How to get your iPhone to detect a Bluetooth device

The latest operating system for iPhone and iPad makes pairing Bluetooth devices way easier than ever. If you have installed the latest iOS 6 — you know this because you don't have a native YouTube app and have the new Maps app from Apple — you are ready to go. Getting your iPhone to work with a Bluetooth enabled accessory was a chore that required many steps before. Fortunately, iOS 6 is much user-friendly in this regard and setting up and pairing your devices only requires a couple of taps.

The following steps will be the same wether you have a headset, keyboard, mouse, speakers or any other compatible device that can interact with your iPhone or iPad. Every gadget should come with the instructions to pair both devices for the first time. Pairing simply means recognising each other, which is critical, for example, if you work in an office where people use Bluetooth mice and keyboards. You want to make sure you are using yours!

Make your accessory discoverable

The best way to start is to read the manual of the accessory you want to use to enter a discoverability mode. This makes the gadget recognisable by your device (iPhone or iPad in our case). Depending on the accessory you're using this will do when you turn it on for the first time or perhaps you need to press a button or switch something on. That's why it's important you check the manual first.

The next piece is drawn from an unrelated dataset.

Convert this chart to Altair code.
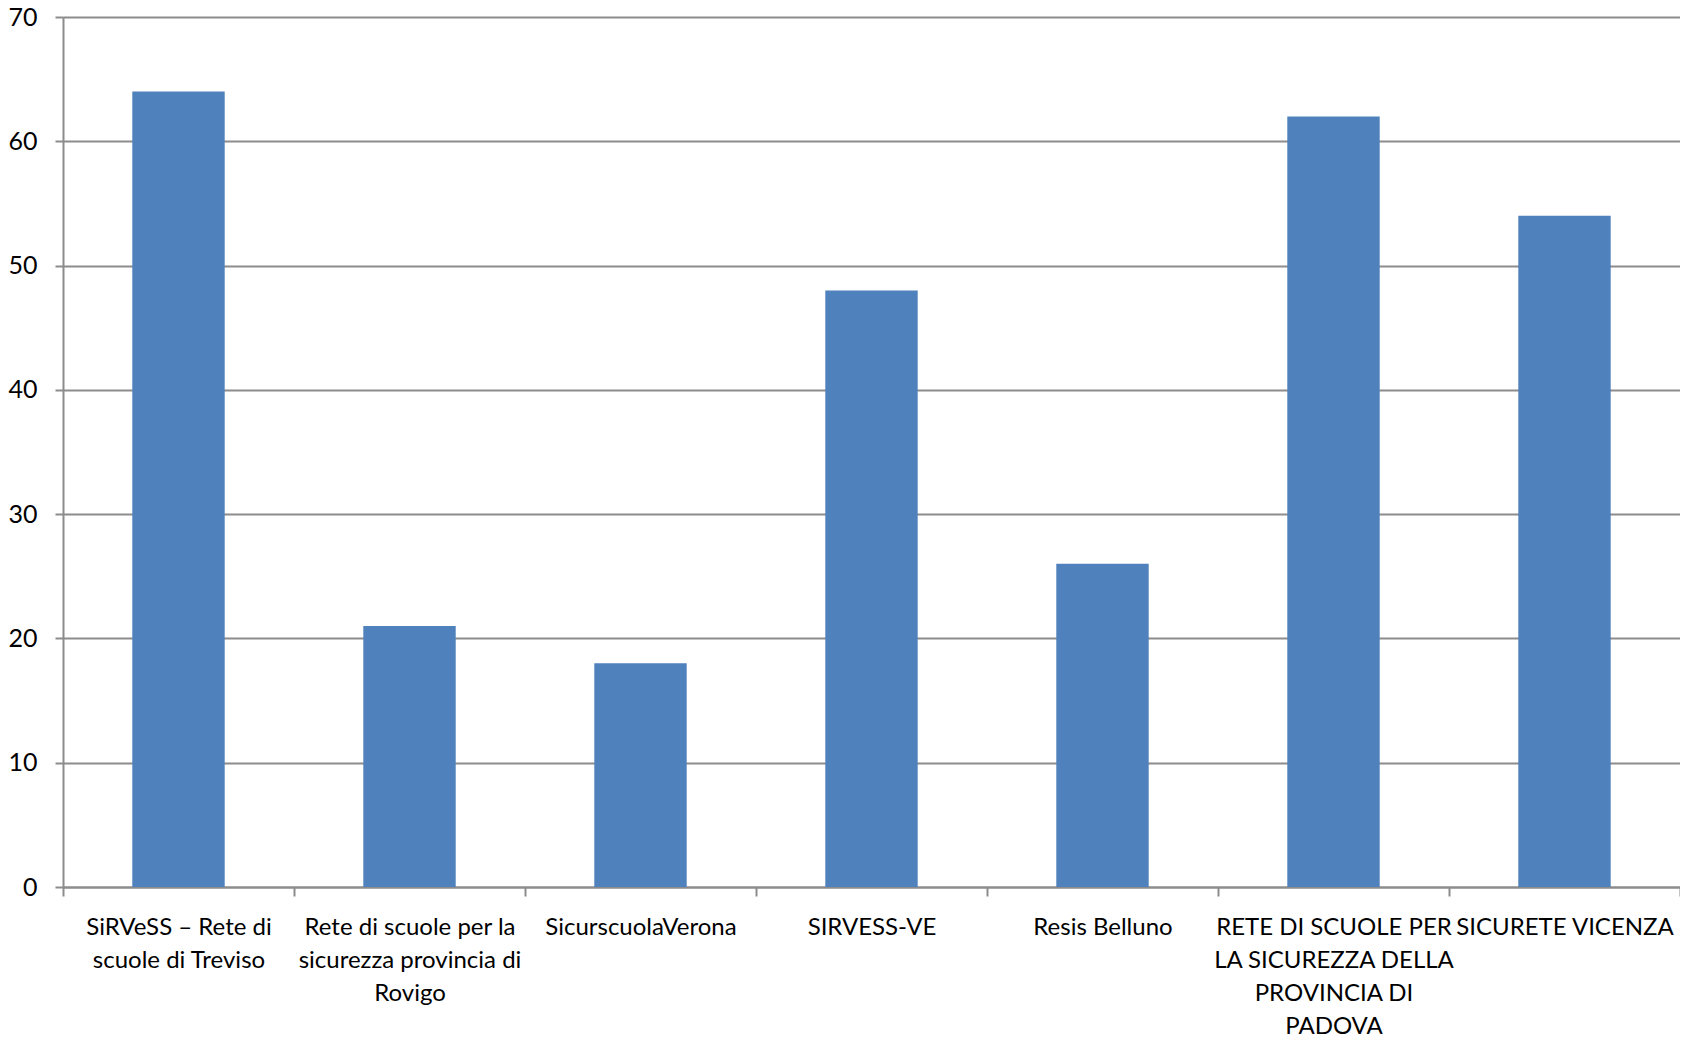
import altair as alt
import pandas as pd

categories = [
    "SiRVeSS – Rete di scuole di Treviso",
    "Rete di scuole per la sicurezza provincia di Rovigo",
    "SicurscuolaVerona",
    "SIRVESS-VE",
    "Resis Belluno",
    "RETE DI SCUOLE PER LA SICUREZZA DELLA PROVINCIA DI PADOVA",
    "SICURETE VICENZA",
]
values = [64, 21, 18, 48, 26, 62, 54]
label_lines = [
    ["SiRVeSS – Rete di", "scuole di Treviso"],
    ["Rete di scuole per la", "sicurezza provincia di", "Rovigo"],
    ["SicurscuolaVerona"],
    ["SIRVESS-VE"],
    ["Resis Belluno"],
    ["RETE DI SCUOLE PER", "LA SICUREZZA DELLA", "PROVINCIA DI", "PADOVA"],
    ["SICURETE VICENZA"],
]
y_ticks = [0, 10, 20, 30, 40, 50, 60, 70]

df = pd.DataFrame({"cat": categories, "val": values})

label_expr = " : ".join(
    [f"datum.label == {repr(c)} ? {label_lines[i]!r}" for i, c in enumerate(categories)]
) + " : datum.label"

FONT = "Lato"
GRID = "#8c8c8c"

chart = alt.Chart(df).mark_bar(color="#4F81BD", width=alt.RelativeBandSize(0.4)).encode(
    x=alt.X(
        "cat:N",
        sort=categories,
        title=None,
        scale=alt.Scale(paddingInner=0, paddingOuter=0),
        axis=alt.Axis(
            labelAngle=0,
            labelExpr=label_expr,
            labelFont=FONT,
            labelFontSize=24,
            labelColor="#000000",
            labelLineHeight=33,
            labelPadding=19,
            labelLimit=0,
            labelBaseline="top",
            domainColor=GRID,
            domainWidth=2,
            tickColor=GRID,
            tickWidth=2,
            tickSize=9,
            tickBand="extent",
            grid=False,
        ),
    ),
    y=alt.Y(
        "val:Q",
        title=None,
        scale=alt.Scale(domain=[0, 70], nice=False),
        axis=alt.Axis(
            values=y_ticks,
            labelFont=FONT,
            labelFontSize=25,
            labelColor="#000000",
            labelPadding=18,
            domainColor=GRID,
            domainWidth=2,
            tickColor=GRID,
            tickWidth=2,
            tickSize=8,
            gridColor=GRID,
            gridWidth=2,
        ),
    ),
).properties(
    width=1617,
    height=870,
    autosize=alt.AutoSizeParams(type="none"),
    padding={"left": 55, "top": 9, "right": 0, "bottom": 150},
).configure_view(stroke=None).configure(background="white")

chart.save("out.html", embed_options={"renderer": "svg", "actions": False})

Hint: the printed product manual you binned is probably available online if you look for it.

In some cases you will need to enter a four-digit password to confirm you are the authorised person to use it and that this pairing is what you intend to do. The system will take care of this automatically and you'll be provided this password at the right time so you don't need to write it down. This is a one-off step and once the pairing is done iOS will remember it.

Selecting your gadget on the Bluetooth list

This discoverability thing I just described is also applicable for your iOS device. The easy part is that turning on Bluetooth on your iPhone automatically makes it discoverable. There's a reason to keep the Bluetooth mode disabled if you don't need it: preserve battery. In iOS there's an indicator right at the top on the status bar immediately on the left of the battery icon to indicate this feature is enabled. Again, keep an eye for this and remind yourself to switch off the Bluetooth option to extend the battery time on your device. This wireless protocol is supposed to be designed for low power consumption, but the loss can be noticeable. Give it a try as your mileage might vary.

Enabling Bluetooth in iOS 6 is dead simple. Just tap on the Settings icon and you'll see the third option called Bluetooth. Once you enter this menu, the only option called Bluetooth has an ON/OFF slider. Switch it on and your iOS device start looking for available Bluetooth enabled devices in your vicinity.

Remember this wireless technology is meant to be used within a short range, which can be conditioned by objects in the environment. If you're using an external keyboard for your iPad this won't be an issue, but if you try a speaker playing music a different room you might need to move devices closer to obtain an optimum transmission.

The familiar icon with that B made out of triangles is the same glyph that indicates you are using this type of connectivity. This appears when you move the Bluetooth slider to the ON position. A semi-transparent Bluetooth icon on the status bar means you have switched it on while the opaque Bluetooth icon indicates the accessory has been recognised and is ready to be used.

As you get to use different Bluetooth devices he list will grow. Your iPhone will remember your selection and in most cases it will be a matter of switching on your wireless speaker and toggling the Bluetooth option in the Settings option on the iOS device as I just described. If you're sharing these with other people you might been to restart and select the device manually from the list, but this doesn't involve much effort.

Compared with previous versions, iOS 6 places the Bluetooth options right into the main Settings menu, making it more accessible and easier to spot for new users. There are many types of Bluetooth versions but you shouldn't care about it. Using your new headset, speakers or wireless keyboard should be very easy from now on.